The Ortega administration, and allies in Hugo Chávez's left-wing trade and aid bloc ALBA, call the interim government in Honduras "gorillas," and refuse to pronounce the name of Zelaya's de facto successor Roberto Micheletti correctly. In an interview this week with the Nicaraguan guerrilla hero Edén Pastora, he mocked the Honduran with his new nickname "Gorilletti."
But making perhaps the most headlines, Ortega reiterated a call to change the Nicaraguan Constitution to extend presidential terms — the same taboo topic that reached close enough to tipping point in Honduras to topple President Zelaya.
Last week, the Liberal Constitutional Party leaders promised to block any attempt by Ortega to remain in office beyond his term ending in 2012. However, judging by the excitement on Sunday, it remains to be seen whether they can.
Arias keeps talks going to find Honduras solution
Talks to end the Honduran standoff are continuing into the early morning hours here in San José behind closed-doors at President Oscar Arias’ home, after two Hondurans came agreeing only on one thing: They refuse to negotiate.
Honduras’ de facto president, Roberto Micheletti, departed this evening after a three-hour meeting with Arias, who is serving as mediator through the process, leaving behind a commission that possibly could hammer out an agreement with Manuel Zelaya, whom the military kicked out of the country on June 28.
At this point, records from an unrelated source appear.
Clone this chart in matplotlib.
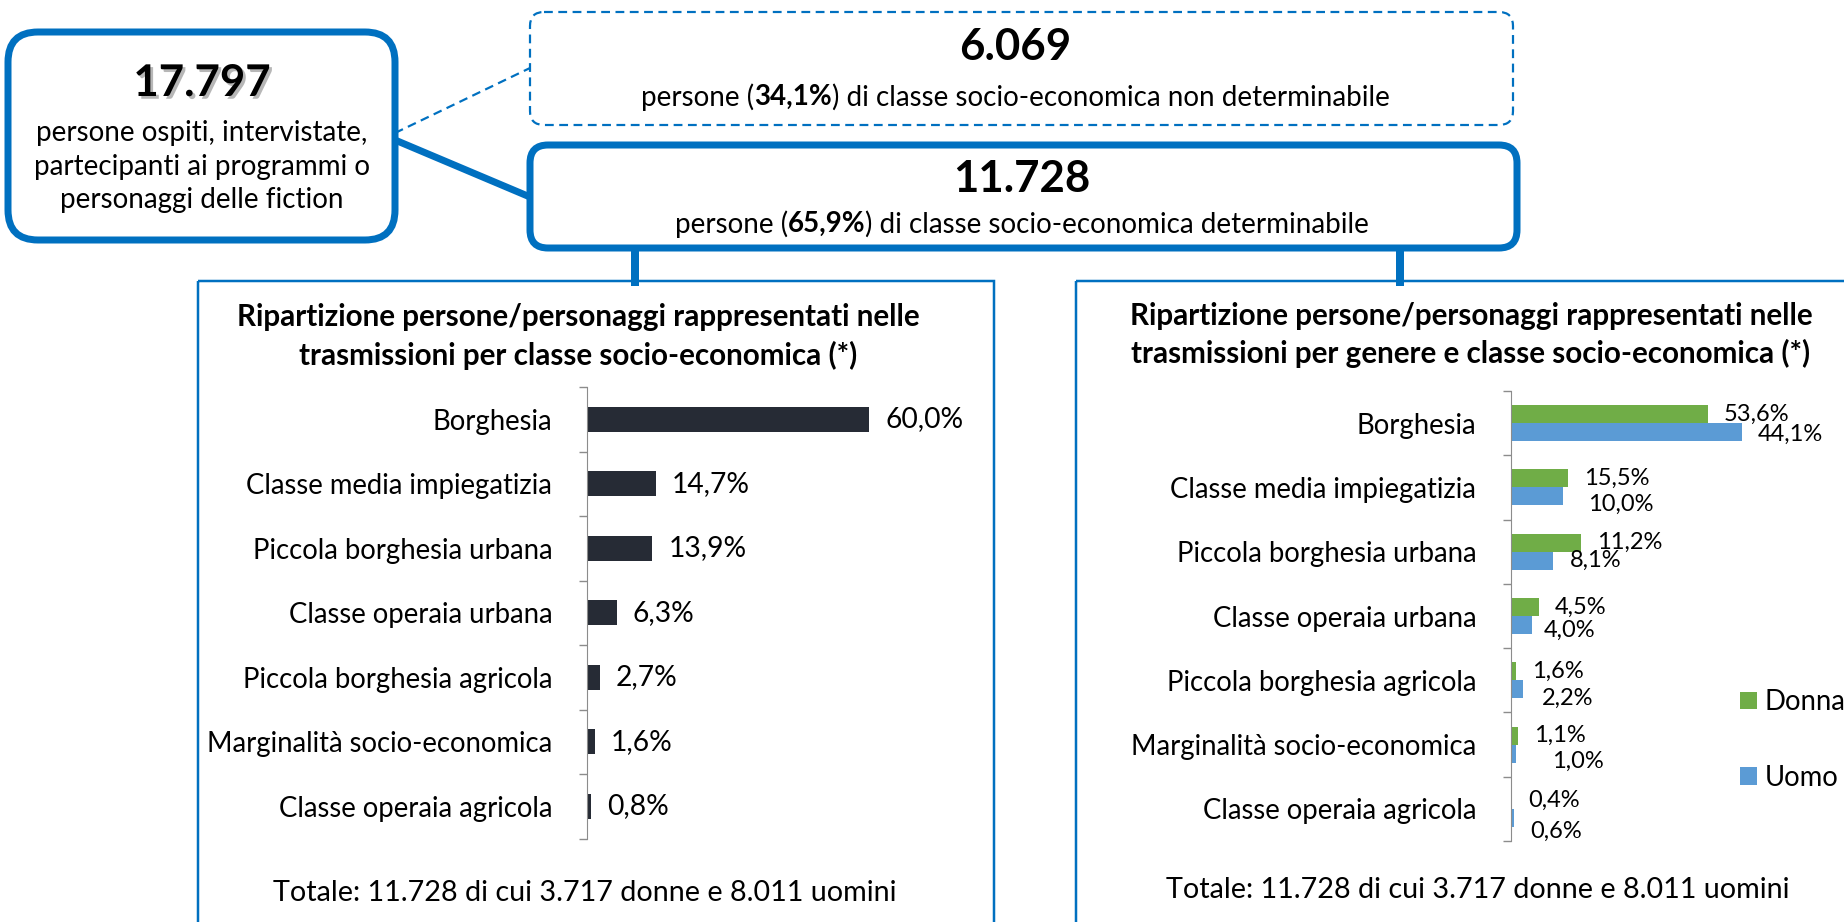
import numpy as np
import matplotlib
matplotlib.use("Agg")
import matplotlib.pyplot as plt
import matplotlib.patheffects as pe
from matplotlib.patches import FancyBboxPatch, Rectangle

plt.rcParams["font.family"] = ["Lato", "DejaVu Sans"]

# --- data -------------------------------------------------------------
categorie = ["Borghesia", "Classe media impiegatizia", "Piccola borghesia urbana",
             "Classe operaia urbana", "Piccola borghesia agricola",
             "Marginalità socio-economica", "Classe operaia agricola"]
totale_pct = [60.0, 14.7, 13.9, 6.3, 2.7, 1.6, 0.8]
# green bars as drawn in the original (lengths differ from their labels)
donna_barre = [37.6, 10.9, 13.4, 5.3, 1.0, 1.3, 0.2]
donna_pct = [53.6, 15.5, 11.2, 4.5, 1.6, 1.1, 0.4]
uomo_pct = [44.1, 10.0, 8.1, 4.0, 2.2, 1.0, 0.6]

tot_persone = "17.797"
non_det = "6.069"
non_det_pct = "34,1%"
det = "11.728"
det_pct = "65,9%"
nota_totale = "Totale: 11.728 di cui 3.717 donne e 8.011 uomini"

# --- layout -----------------------------------------------------------
W, H = 1844, 922
PX = 0.72            # points per pixel at dpi 100
BLUE = "#0070C0"
GREY = "#8C8C8C"
DARK = "#262B35"
GREEN = "#70AD47"
LBLUE = "#5B9BD5"
FS_CAT = 19.8
FS_TITLE = 21.3
FS_BOX = 20
FS_BIG = 31.5


def pct(v):
    return f"{v:.1f}".replace(".", ",") + "%"


fig = plt.figure(figsize=(W / 100, H / 100), dpi=100)
bg = fig.add_axes([0, 0, 1, 1])
bg.set_xlim(0, W)
bg.set_ylim(H, 0)
bg.axis("off")


def pix_axes(x0, y0, x1, y1):
    return fig.add_axes([x0 / W, 1 - y1 / H, (x1 - x0) / W, (y1 - y0) / H])


def box(x0, y0, x1, y1, lw, r, ls="-"):
    p = FancyBboxPatch((x0, y0), x1 - x0, y1 - y0,
                       boxstyle=f"round,pad=0,rounding_size={r}",
                       fc="white", ec=BLUE, lw=lw * PX, ls=ls, zorder=3)
    bg.add_patch(p)


def mixed_line(xc, y, parts, size):
    r = fig.canvas.get_renderer()
    texts = [bg.text(0, y, s, fontsize=size, fontweight=w, va="center",
                     ha="left", zorder=5) for s, w in parts]
    widths = [t.get_window_extent(r).width for t in texts]
    x = xc - sum(widths) / 2
    for t, w in zip(texts, widths):
        t.set_x(x)
        x += w


# connectors
bg.plot([395, 530], [133, 68], color=BLUE, lw=2.2 * PX, ls=(0, (4, 2.5)), zorder=2)
bg.plot([395, 530], [140, 197], color=BLUE, lw=7 * PX, zorder=2)
bg.plot([635, 635], [245, 282], color=BLUE, lw=8 * PX, zorder=2)
bg.plot([1400, 1400], [245, 282], color=BLUE, lw=8 * PX, zorder=2)

# boxes
box(8, 32, 395, 240, 7, 30)
box(530, 12, 1513, 125, 2.2, 14, ls=(0, (4, 2.5)))
box(530, 145, 1517, 248, 7, 18)

shadow = [pe.withSimplePatchShadow(offset=(2, -2), shadow_rgbFace="#888888", alpha=0.6)]
bg.text(202, 83, tot_persone, fontsize=FS_BIG, fontweight="bold", ha="center",
        va="center", zorder=5, path_effects=shadow)
for yy, s in zip([133, 167, 200], ["persone ospiti, intervistate,",
                                   "partecipanti ai programmi o",
                                   "personaggi delle fiction"]):
    bg.text(202, yy, s, fontsize=FS_BOX, ha="center", va="center", zorder=5)

bg.text(1015, 47, non_det, fontsize=FS_BIG, fontweight="bold", ha="center",
        va="center", zorder=5)
mixed_line(1015, 97, [("persone (", "normal"), (non_det_pct, "bold"),
                      (") di classe socio-economica non determinabile", "normal")], FS_BOX)
bg.text(1022, 179, det, fontsize=FS_BIG, fontweight="bold", ha="center",
        va="center", zorder=5)
mixed_line(1022, 224, [("persone (", "normal"), (det_pct, "bold"),
                       (") di classe socio-economica determinabile", "normal")], FS_BOX)

# panels
bg.add_patch(Rectangle((198, 281), 994 - 198, 700, fill=False, ec=BLUE,
                       lw=2.5 * PX, zorder=1))
bg.add_patch(Rectangle((1076, 281), 900, 700, fill=False, ec=BLUE,
                       lw=2.5 * PX, zorder=1))

bg.text(578, 317, "Ripartizione persone/personaggi rappresentati nelle",
        fontsize=FS_TITLE, fontweight="bold", ha="center", va="center")
bg.text(578, 355, "trasmissioni per classe socio-economica (*)",
        fontsize=FS_TITLE, fontweight="bold", ha="center", va="center")
bg.text(1471, 316, "Ripartizione persone/personaggi rappresentati nelle",
        fontsize=FS_TITLE, fontweight="bold", ha="center", va="center")
bg.text(1471, 353, "trasmissioni per genere e classe socio-economica (*)",
        fontsize=FS_TITLE, fontweight="bold", ha="center", va="center")
bg.text(585, 893, nota_totale, fontsize=20.7, ha="center", va="center")
bg.text(1478, 890, nota_totale, fontsize=20.7, ha="center", va="center")

y = np.arange(len(categorie))


def style_axis(ax):
    ax.set_ylim(len(categorie) - 0.5, -0.5)
    ax.set_yticks(y, categorie)
    ax.set_yticks(np.arange(-0.5, len(categorie)), minor=True)
    ax.tick_params(axis="y", which="major", length=0, pad=25, labelsize=FS_CAT)
    ax.tick_params(axis="y", which="minor", length=8 * PX, width=1, color=GREY)
    ax.set_xticks([])
    for s in ["top", "right", "bottom"]:
        ax.spines[s].set_visible(False)
    ax.spines["left"].set_color(GREY)
    ax.patch.set_alpha(0)


# left chart
ax1 = pix_axes(587, 387, 587 + 70 * 4.7, 838.5)
ax1.set_xlim(0, 70)
ax1.barh(y, totale_pct, height=0.39, color=DARK)
for v, yy in zip(totale_pct, y):
    ax1.annotate(pct(v), (v, yy), xytext=(16 * PX, 0), textcoords="offset points",
                 va="center", fontsize=20.3, annotation_clip=False)
style_axis(ax1)

# right chart (label nudges in pixels, as placed in the original)
uomo_dx = [0, 9, 0, -4, 3, 20, 0]
uomo_dy = [2, 8, 0, 5, 9, 8, 13]
ax2 = pix_axes(1511, 391, 1511 + 50 * 5.24, 841)
ax2.set_xlim(0, 50)
h = 0.28
bd = ax2.barh(y - h / 2, donna_barre, height=h, color=GREEN, label="Donna")
bu = ax2.barh(y + h / 2, uomo_pct, height=h, color=LBLUE, label="Uomo")
for b, v, yy in zip(donna_barre, donna_pct, y):
    ax2.annotate(pct(v), (b, yy - h / 2), xytext=(16 * PX, 0),
                 textcoords="offset points", va="center", fontsize=17,
                 annotation_clip=False)
for v, yy, dx, dy in zip(uomo_pct, y, uomo_dx, uomo_dy):
    ax2.annotate(pct(v), (v, yy + h / 2), xytext=((16 + dx) * PX, -dy * PX),
                 textcoords="offset points", va="center", fontsize=17,
                 annotation_clip=False)
style_axis(ax2)

fig.legend(handles=[bd, bu], loc="upper left",
           bbox_to_anchor=(1740 / W, 1 - 689 / H), frameon=False,
           fontsize=FS_CAT, handlelength=0.6, handleheight=0.6,
           handletextpad=0.3, labelspacing=1.8, borderpad=0, borderaxespad=0)

fig.savefig("out.png", dpi=100)
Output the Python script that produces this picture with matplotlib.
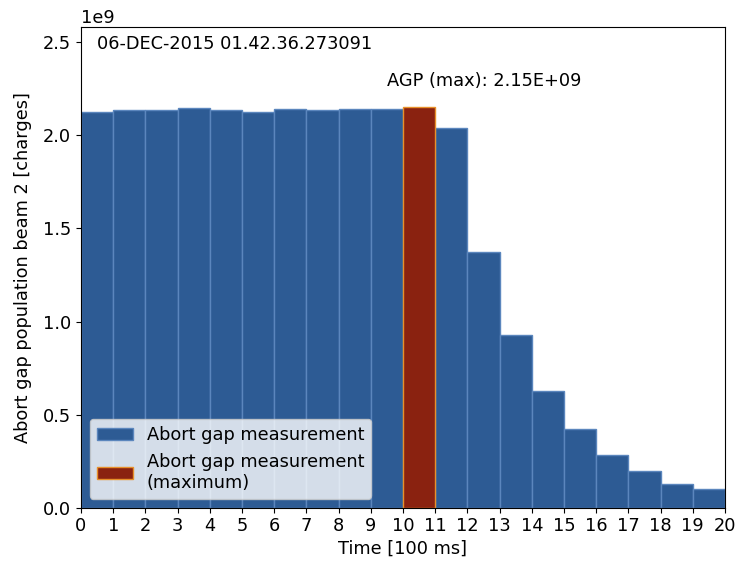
import numpy as np
import matplotlib
matplotlib.use("Agg")
import matplotlib.pyplot as plt

# abort gap population per 100 ms slot, beam 2
slots = np.arange(20)
agp = [2.127, 2.138, 2.134, 2.144, 2.138, 2.127, 2.143, 2.138, 2.143, 2.143,
       2.150, 2.038, 1.373, 0.927, 0.627, 0.422, 0.285, 0.196, 0.129, 0.102]
scale = 1e9
timestamp = "06-DEC-2015 01.42.36.273091"

agp = np.array(agp) * scale
imax = int(np.argmax(agp))
fs = 12.8

fig = plt.figure(figsize=(7.41, 5.62), dpi=100)
ax = fig.add_axes([0.1093, 0.0966, 0.8691, 0.8548])

mask = np.arange(len(agp)) != imax
ax.bar(slots[mask], agp[mask], width=1.0, align="edge", color="#2d5b94",
       edgecolor="#5b86bd", linewidth=1.0, label="Abort gap measurement")
ax.bar(slots[imax], agp[imax], width=1.0, align="edge", color="#8a2210",
       edgecolor="#e8902a", linewidth=1.0,
       label="Abort gap measurement\n(maximum)")

ax.set_xlim(0, 20)
ax.set_ylim(0, agp.max() * 1.2)
ax.set_xticks(np.arange(0, 21))
ax.set_xlabel("Time [100 ms]", fontsize=fs, labelpad=3)
ax.set_ylabel("Abort gap population beam 2 [charges]", fontsize=fs, labelpad=8)
ax.tick_params(labelsize=fs)
ax.yaxis.get_offset_text().set_fontsize(fs)

ax.text(0.5, 2.49e9, timestamp, fontsize=fs, va="center", ha="left")
ax.text(imax - 0.5, 2.29e9, f"AGP (max): {agp[imax]:.2E}", fontsize=fs,
        va="center", ha="left")

ax.legend(loc="lower left", fontsize=fs)

fig.savefig("out.png", dpi=100)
An agreement, however, seemed unlikely at first. Both men had sunk their heels so deeply in their individual demands. Micheletti said Zelaya must go to jail if he sets foot in Honduras. For his part Zelaya said Micheletti should go to jail with the rest of the administration Zelaya calls golpistas (coup leaders) and criminals.
However, Nobel Peace Prize wielding Arias trudges on through the night.
“The conversation needs to continue and I think the parties involved agree it needs to continue,” Arias said.